Loan to Value Ratio (LVR) 65.5%

Eg 2:
Value of current property $300,000
Current mortgage $100,000
Investment loan $100,000 (to purchase shares)
Total Assets $300,000
Total Loans $200,000

Loan to Value Ratio (LVR) 66.6%

As you can see from the 2 examples above, you can borrow higher amounts to purchase property compared to purchasing shares or equities.
When purchasing investments, the lenders will take into account income to be derived from the investment that is being purchased. They will take up to 80% of rental receipts on property but usually only 50% of dividends or interest.
Depending on the loan amount, you may be able to borrow up to 90% LVR, but this may vary depending on individual circumstances.

  • Consolidating your loans
    The days of having a different loan for everything is gone. Lenders will now allow you to consolidate your loans into one easier to manage loan, however lenders will be worried if you have more then 4 or 5 loans to refinance.
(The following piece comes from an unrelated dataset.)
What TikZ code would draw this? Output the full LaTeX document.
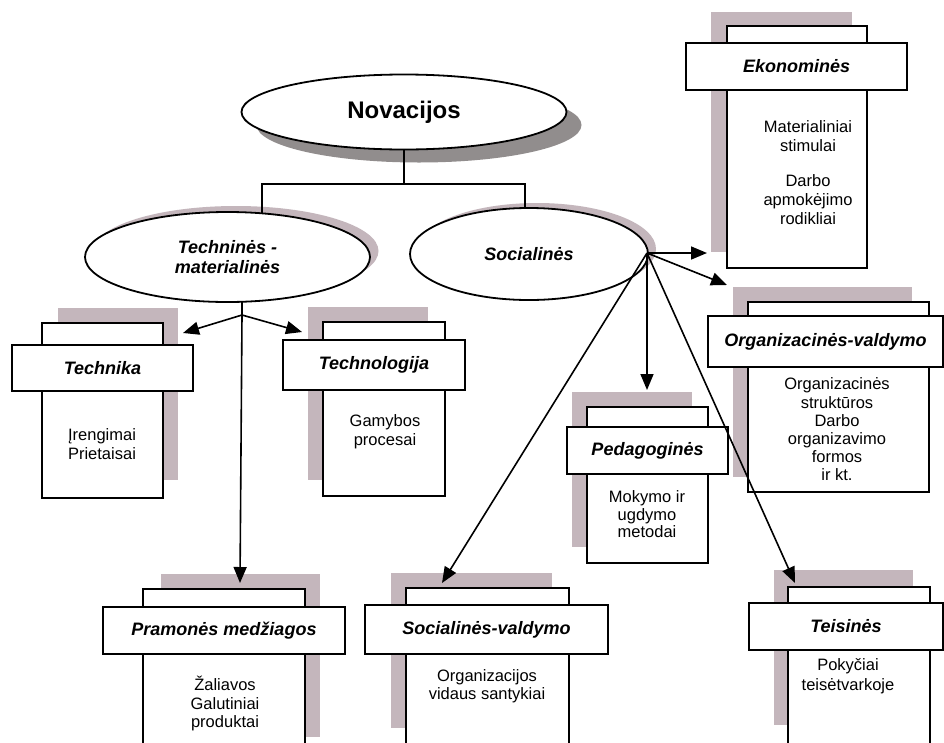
\documentclass[tikz,border=0pt]{standalone}
\usepackage{fontspec}
\setmainfont{Liberation Sans}
\usetikzlibrary{shapes.geometric,arrows.meta}
\definecolor{shd}{RGB}{196,182,188}
\definecolor{novshd}{RGB}{145,141,141}
\begin{document}
\begin{tikzpicture}[x=1pt,y=-1pt,
  sz/.style n args={2}{minimum width=#1pt,minimum height=#2pt},
  shadowr/.style={rectangle,fill=shd,draw=none,inner sep=0pt},
  backr/.style={rectangle,draw=black,fill=white,line width=1.6pt,inner sep=0pt},
  headr/.style={rectangle,draw=black,fill=white,line width=1.6pt,inner sep=0pt,
     font=\fontsize{18}{21}\selectfont\bfseries\itshape},
  bodyt/.style={align=center,inner sep=0pt,font=\fontsize{16.5}{19}\selectfont},
  ell/.style={ellipse,draw=black,fill=white,line width=1.8pt,inner sep=0pt,align=center},
  ellshd/.style={ellipse,fill=shd,draw=none,inner sep=0pt},
  conn/.style={line width=1.6pt},
  arr/.style={line width=1.6pt,-{Triangle[length=16pt,width=13pt]}}
]
\clip (0,0) rectangle (944,742);
\fill[white] (0,0) rectangle (944,742);

% ellipse shadows
\node[ellipse,fill=novshd,draw=none,inner sep=0pt,sz={325}{75}] (nov-s) at (419,125) {};
\node[ellshd,sz={285}{90}] (tech-s) at (236,251) {};
\node[ellshd,sz={238}{92}] (soc-s) at (537,249) {};

% tree connectors (under ellipses)
\coordinate (jc) at (404,184);
\coordinate (jl) at (262,184);
\coordinate (jr) at (525,184);
\coordinate (tsplit) at (242,315);
\draw[conn] (404,140) -- (jc);
\draw[conn] (jl |- 0,230) -- (jl) -- (jr) -- (jr |- 0,230);
\draw[conn] (tsplit) -- (242,280);

% ellipses
\node[ell,sz={325}{75},font=\fontsize{24}{28}\selectfont\bfseries] (nov) at (404,112) {Novacijos};
\node[ell,sz={285}{90},font=\fontsize{18}{20}\selectfont\bfseries\itshape] (tech) at (227.5,257) {Techninės -\\materialinės};
\node[ell,sz={238}{92},font=\fontsize{18}{21}\selectfont\bfseries\itshape] (soc) at (529,254) {Socialinės};

% ---- boxes ----
% Technika
\node[shadowr,sz={120}{172}] (tk-s) at (118,394) {};
\node[backr,sz={121}{175}] (tk-b) at (102.5,410.5) {};
\node[headr,sz={181}{46}] (tk) at (102.5,368) {Technika};
\node[bodyt] (tk-t) at (102,444) {Įrengimai\\Prietaisai};

% Technologija
\node[shadowr,sz={120}{173}] (tl-s) at (368,393.5) {};
\node[backr,sz={122}{174}] (tl-b) at (384,409) {};
\node[headr,sz={182}{50}] (tl) at (374,365) {Technologija};
\node[bodyt] (tl-t) at (385,432) {Gamybos\\procesai};

% Ekonomines
\node[shadowr,sz={141}{240}] (ek-s) at (781.5,132) {};
\node[backr,sz={140}{242}] (ek-b) at (797,147) {};
\node[headr,sz={221}{47}] (ek) at (796.5,66.5) {Ekonominės};
\node[bodyt] (ek-t1) at (808,136.5) {Materialiniai\\stimulai};
\node[bodyt] (ek-t2) at (808,200) {Darbo\\apmokėjimo\\rodikliai};

% Organizacines-valdymo
\node[shadowr,sz={179}{190}] (or-s) at (822.5,382) {};
\node[backr,sz={181}{190}] (or-b) at (838.5,397) {};
\node[headr,sz={235}{51}] (or) at (825.5,341.5) {Organizacinės-valdymo};
\node[bodyt,font=\fontsize{16.5}{18.2}\selectfont] (or-t) at (837,429.5) {Organizacinės\\struktūros\\Darbo\\organizavimo\\formos\\ir kt.};

% Pedagogines
\node[shadowr,sz={120}{155}] (pd-s) at (632,469.5) {};
\node[backr,sz={121}{156}] (pd-b) at (647.5,485) {};
\node[headr,sz={161}{47}] (pd) at (647.5,450.5) {Pedagoginės};
\node[bodyt,font=\fontsize{16.5}{17.5}\selectfont] (pd-t) at (647,514.5) {Mokymo ir\\ugdymo\\metodai};

% Pramones medziagos
\node[shadowr,sz={159}{163}] (pr-s) at (240.5,655.5) {};
\node[backr,sz={162}{171}] (pr-b) at (224,674.5) {};
\node[headr,sz={242}{47}] (pr) at (224,630.5) {Pramonės medžiagos};
\node[bodyt,font=\fontsize{16.5}{18.5}\selectfont] (pr-t) at (225,703.5) {Žaliavos\\Galutiniai\\produktai};

% Socialines-valdymo
\node[shadowr,sz={161}{155}] (sv-s) at (471.5,650.5) {};
\node[backr,sz={163}{172}] (sv-b) at (487.5,674) {};
\node[headr,sz={243}{49}] (sv) at (486.5,629.5) {Socialinės-valdymo};
\node[bodyt,font=\fontsize{16.5}{18}\selectfont] (sv-t) at (487,686) {Organizacijos\\vidaus santykiai};

% Teisines
\node[shadowr,sz={139}{155}] (te-s) at (843.5,647.5) {};
\node[backr,sz={142}{173}] (te-b) at (859,673.5) {};
\node[headr,sz={194}{47}] (te) at (846,626.5) {Teisinės};
\node[bodyt,font=\fontsize{16.5}{20}\selectfont] (te-t) at (848,676) {Pokyčiai\\teisėtvarkoje};

% ---- arrows ----
\coordinate (a-tk) at (183,333);
\coordinate (a-tl) at (302,332);
\coordinate (a-pr) at (240,583);
\draw[arr] (tsplit) -- (a-tk);
\draw[arr] (tsplit) -- (a-tl);
\draw[arr] (tsplit) -- (a-pr);

\coordinate (sfan) at (647,253);
\coordinate (a-ek) at (707,253);
\coordinate (a-or) at (727,285);
\coordinate (a-pd) at (647,390);
\coordinate (a-sv) at (442,583);
\coordinate (a-te) at (795,583);
\draw[arr] (sfan) -- (a-ek);
\draw[arr] (sfan) -- (a-or);
\draw[arr] (sfan) -- (a-pd);
\draw[arr] (sfan) -- (a-sv);
\draw[arr] (sfan) -- (a-te);
\end{tikzpicture}
\end{document}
These loans could be credit cards, personal loans, an overdraft or housing loans.
    When your loans are consolidated into one loan it takes a lot of hassle out of managing your money.
    When loans are consolidated it is usually a good time to get rid of your excess/unwanted credit cards.
    Lenders will want to see up-to-date statements on all your loans and credit cards to see if you are meeting your current commitments.

  • Redraw facilities
    A redraw facility allows you to withdraw any amounts that you have paid on your loan, which are in excess of the minimum required repayments. Usually there is a minimum amount that must be available in the redraw amount before you are able to withdraw it. The minimum amount varies depending on the lender.